The dwarf star Trappist-1 is 39 light years from us – a stone’s throw by cosmic standards.
It’s orbited by seven newly discovered Earth-sized planets. Even the outermost of these is six times closer to its sun than Mercury, the closest planet to our own. Were these planets as close to our sun as they are to Trappist-1, they would all have been swallowed up long ago.
Their orbits are so tight that the time they take to do a circuit of their sun varies from 1.5 days to 20 days. Those are some seriously short years compared to ours!
Even Mercury takes 88 days to complete her orbit – the quickest in our system.
Their speedy orbits imply that most, if not all, probably don’t rotate on their axes. One side would permanently face their sun. This phenomenon is known as “tidally locked.”
Trappist-1 is an ultra-cool dwarf star only a little bit larger than Jupiter, and is 2000 times less bright than our sun. This explains how temperate life would be possible on one or more of its seven planets, despite them being so close to their star.

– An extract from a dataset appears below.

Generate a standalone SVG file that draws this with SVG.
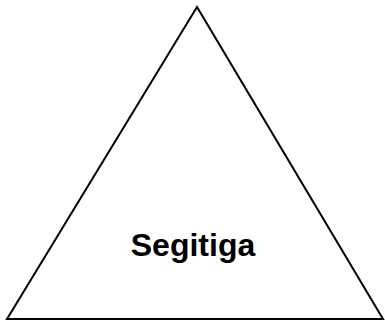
<svg xmlns="http://www.w3.org/2000/svg" width="385" height="323" viewBox="0 0 385 323">
<style>
.shape{fill:#fff;stroke:#000;stroke-width:2}
.label{font-family:"Liberation Sans",Arial,sans-serif;font-weight:bold;font-size:32px;fill:#000;text-anchor:middle}
</style>
<rect width="385" height="323" fill="#fff"/>
<g id="triangle">
<polygon class="shape" points="197,7 7,319 383,319"/>
<text class="label" x="193" y="256">Segitiga</text>
</g>
<g id="connectors"/>
</svg>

The star system is named for the Trappist robotic telescope in the Atacama Desert of Chile which first detected them.
Trappist-1 burns its hydrogen supply so slowly that it could last for ten trillion years – which is 700 times the age of the known universe. That’s what I call extreme energy efficiency! By the time our sun expires in three billion years or so it will still be a cosmic infant.
Astronomers are pretty excited about this discovery as these planets have the right conditions for liquid surface water and possibly life as we know it might abound on or more of them.
The fifth planet in the system is considered the most habitable. From there, Trappist-1 would appear salmon-pink and 10 times bigger than the sun in our skies. The neighbouring planets, depending on the position of their orbits at the time, would appear up to twice the size of our Moon.
“It would be a beautiful show,” declared Amaury Triaud from the Institute of Astronomy at Cambridge University.
After the planets were discovered, NASAs Spitzer space telescope observed the star for 21 days, working with other observatories to gather data about their size and orbits.
The next step is to ascertain whether they have atmospheres which could sustain life. The mere presence of water and methane, discovered by the Hubble Telescope, doesn’t indicate the presence of life.
Space science is advancing in leaps and bounds. The first in a new wave of state of the art telescopes, the James Webb Space Telescope, goes into action next year with the ground-based Giant Magellan Telescope following in 2023.
So by the end of the next decade we may be pretty close to finding out whether some of our cosmic neighbours have what we rather presumptuously call intelligent life. Perhaps some merely have bacteria and microbes while others may well have life forms which would make us look positively primitive.
The cool stars known as M-dwarfs, of which Trappist is one, outnumber “sun-like” stars 12 to 1, and research thus far indicates that about one in four of these have earth-sized planets in orbit.
Some of these dwarf stars have a tendency to produce sudden fierce bursts of x-rays and ultraviolet light, which wouldn’t be ideal for any life in proximity to them. But life, maybe “not as we know it” may have evolved to survive under conditions vastly different to those on Earth. We can’t assume that Nature used the same building blocks everywhere.
Over 3400 planets have already been discovered in the galaxy but none of them so far are similar enough to Earth to be considered a “twin.”
Exciting times lie ahead for space science. Ignas Snellen, an astrophysicist from the Leiden Observatory in the Netherlands, stated: “This is really something new. When they started this search several years ago, I really thought it was a waste of time. I was very, very wrong.”
It remains to be seen whether a breakthrough in faster-than-light space travel will ever become a reality. If it does, this would be the most game changing event in history.